University of Rochester
Luria, Salvador E.
Original Repository: American Philosophical Society. Library. Salvador Luria Papers
I have your letter mailed Sunday, and will answer it to the best of my ability (which is pretty small in this case, at least)
immediately before the letter has a chance to get buried. Unfortunately you did not tell me very much about your experimental
procedure, so I am guessing about it.
We have not had any difficulty which seemed serious in connection with reduced burst size using T4rII's. I guess that
your experiments are usually single infection experiments. Ours, of course are multiple infection. Also, we never do the
experiment where no r+ is expected to appear in the cells. We usually expect recombinants in our rxr crosses (an exception
noted in the data given below). To give you some idea about our experiments, I can list a few data:
CROSS; Burst Size; Remarks; r+ in yield
r145 x r168; 279; These are Benzer's rII's; 0.001
r205r271 x r320; 249; These are Benzer's rII's; 0.00027
r67 x r47tu41; 340; These are T4D mutants; 0.1
r67 x tu42b; 404; These are T4D mutants; 0.5
r67 x tu45; 302; These are T4D mutants; 0.5
If there is a significant difference between the first two and the last three experiments above, it could easily be that it
is due to the differences between Benzer's T4 and ours. On the other hand, it doesn't seem enough to be alarming.

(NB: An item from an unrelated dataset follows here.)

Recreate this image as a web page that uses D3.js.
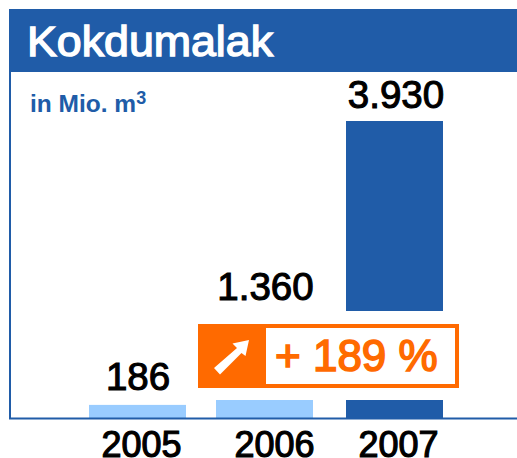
<!DOCTYPE html>
<html><head><meta charset="utf-8">
<script src="https://cdn.jsdelivr.net/npm/d3@7"></script>
<style>html,body{margin:0;padding:0;background:#fff}svg{display:block}text{font-family:"Liberation Sans",sans-serif}</style>
</head><body><svg id="c" width="517" height="458"></svg>
<script>
const years=["2005","2006","2007"];
const values=[186,1360,3930];
const valueLabels=["186","1.360","3.930"];
const barFills=["#99ccff","#99ccff","#205ca8"];
const title="Kokdumalak";
const unit="in Mio. m";
const changeLabel="+ 189 %";

const BLUE="#205ca8",ORANGE="#ff6a00";
const svg=d3.select("#c");
const x=d3.scaleOrdinal().domain(years).range([137.5,264.5,394.5]);
const xLabel=d3.scaleOrdinal().domain(years).range([141,274,398]);
const y=d3.scaleLinear().domain([0,3930]).range([419,121]);
const barW=97;

// frame
svg.append("rect").attr("x",9).attr("y",9).attr("width",508).attr("height",63).attr("fill",BLUE);
svg.append("line").attr("x1",10).attr("x2",10).attr("y1",72).attr("y2",419).attr("stroke",BLUE).attr("stroke-width",2);
svg.append("text").attr("x",27).attr("y",56).attr("fill","#fff").attr("stroke","#fff").attr("stroke-width",1.4)
 .attr("font-size",43).attr("textLength",246).attr("lengthAdjust","spacingAndGlyphs").text(title);
const u=svg.append("text").attr("x",30).attr("y",112).attr("fill",BLUE).attr("font-size",24.5).attr("font-weight",700).text(unit);
u.append("tspan").attr("font-size",18).attr("dy",-8).text("3");

// bars
svg.selectAll("rect.bar").data(years).join("rect").attr("class","bar")
 .attr("x",d=>x(d)-barW/2).attr("width",barW)
 .attr("y",(d,i)=>y(values[i])).attr("height",(d,i)=>y(0)-y(values[i]))
 .attr("fill",(d,i)=>barFills[i]);

// axis break band
svg.append("rect").attr("x",205).attr("y",311).attr("width",250).attr("height",89).attr("fill","#fff");

// baseline
svg.append("line").attr("x1",9).attr("x2",517).attr("y1",418.5).attr("y2",418.5).attr("stroke",BLUE).attr("stroke-width",2);

// value labels
const labelY=[390,300,108];
svg.selectAll("text.val").data(years).join("text").attr("class","val")
 .attr("x",(d,i)=>[138,265.5,396][i]).attr("y",(d,i)=>labelY[i])
 .attr("text-anchor","middle").attr("font-size",38.5).attr("fill","#000")
 .attr("stroke","#000").attr("stroke-width",1.1).text((d,i)=>valueLabels[i]);

// axis
const ax=svg.append("g").attr("transform","translate(0,457)").call(d3.axisBottom(xLabel).tickSize(0).tickPadding(0));
ax.select(".domain").remove();
ax.selectAll("text").attr("y",0).attr("dy",0).attr("font-size",36).attr("font-weight",400)
 .attr("style",'font-family:"Liberation Sans",sans-serif').attr("fill","#000").attr("stroke","#000").attr("stroke-width",1.2);

// callout
const g=svg.append("g");
g.append("rect").attr("x",198).attr("y",324).attr("width",68).attr("height",64).attr("fill",ORANGE);
g.append("rect").attr("x",264).attr("y",326).attr("width",193).attr("height",60).attr("fill","#fff").attr("stroke",ORANGE).attr("stroke-width",4);
g.append("path").attr("d","M220 374.5L214 368L237 348L232.500 343.500L249 340L245.500 356L241.500 353Z").attr("fill","#fff");
g.append("text").attr("x",275).attr("y",371).attr("font-size",44).attr("fill",ORANGE).attr("stroke",ORANGE).attr("stroke-width",1.6).text(changeLabel);
</script></body></html>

Both of the Benzer rII crosses are with mutants exclusively in the A segment, so the parental particles should not have a
complete functional unit as far as the r gene is concerned. This is the closest thing we have to your experiments, I suppose.
If you are interested in the manner in which we do our experiments, the protocol follows: (everything is done at 30 C, except
plates incubated at 37)
Bacteria: We make 1:1000 dilution of overnight aerated B in broth (0.8% NB + 0.5% NaCl) and aerate at 30 C for 140 minutes.
Concentrate 20x by cfgn. Should be 2 x 10^8. Add CN to make 0.001M.
[Handwritten note: Which B?]
Phage: Multiplicities are aimed at 6-7 of each parent. Loss of infectious bacteria is negligible under these conditions.
Adsorption permitted for 4 minutes. Then serum added to adsorption tube. The serum goes for 5 minutes, and then dilute
to growth tubes. The rest is standard.
One thing that occurs to me which might be causing you some trouble is that you might be using rII phages which have been
propagated on K=12s. In our experience, such phage stocks cause a great deal of loss of bacteria, so that assay of bacteria
by colony count before infection is considerably lower than infected bacteria titer. This is true even at multiplicities
as low as a total of 5 phage per cell, and possibly considerably lower. B-grown or S-grown stocks do not do this. It seems
possible that one might encounter lowered burst sizes from such a stock too.
If the difficulty is not due to one or the other of these differences, I don't know what to suggest. If you continue
to have trouble after checking these possibilities (broth composition, bacterial host culture, phage stocks) I would be glad
to run a single infection experiment here to see whether we have your difficulties too, or whether we have just been luckier
and can then investigate other differences.
Bert regards to you and the others in Urbana. Also to Zella and Danny.